Consumer confidence, which had been on the rise since April, fell sharply in August, private research group The Conference Board reported today.

The Conference Board’s consumer confidence index now stands at 98.2 (1985=100), down from 105.7 in July. The survey is based on a sample of 5,000 U.S. households.

Lynn Franco, director of The Conference Board’s Consumer Research Center, attributed the decline in confidence to the slowdown in job growth.

“Until the job market and pace of hiring picks up, this cautious attitude will prevail,” Franco said.
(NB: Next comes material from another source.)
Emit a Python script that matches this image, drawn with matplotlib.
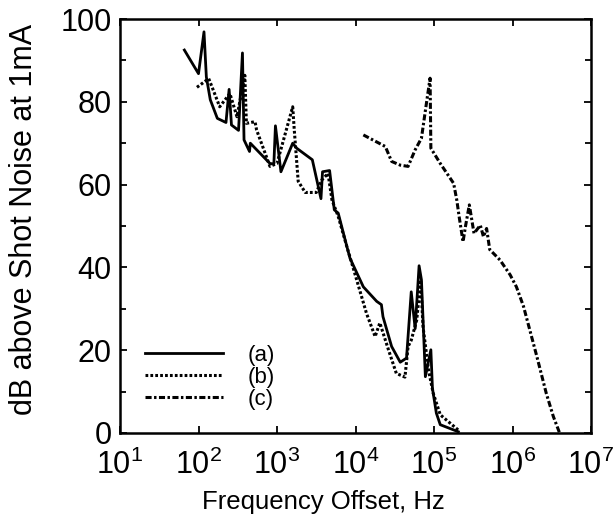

Consumers’ assessment of current conditions also was less upbeat than last month. Those saying business conditions are “good” declined to 23.2 percent from 25.2 percent. Those claiming conditions are “bad” rose to 20.1 percent from 19.1 percent. Consumers saying jobs are “plentiful” decreased to 18.1 percent from 19.7 percent, and those claiming jobs are “hard to get” was nearly unchanged at 25.8 percent, compared to 25.7 percent in July.

Consumers have lowered expectations for the next six months. Those anticipating conditions to worsen increased to 8.8 percent from 7.1 percent. Those expecting business conditions to improve declined to 20.1 percent from 23 percent last month.

The employment outlook for the next six months was also less favorable. Consumers expecting fewer jobs increased to 15.4 percent from 13.5 percent. Those anticipating more jobs to become available fell to 16.2 percent from 19.5 percent. Consumers expecting their incomes to improve in the months ahead rose to 19.3 percent from 18 percent last month.

The Conference Board’s expectations index dropped to 96.6 in August from 105.3 in July. The Present Situation Index fell to 100.7 from 106.4.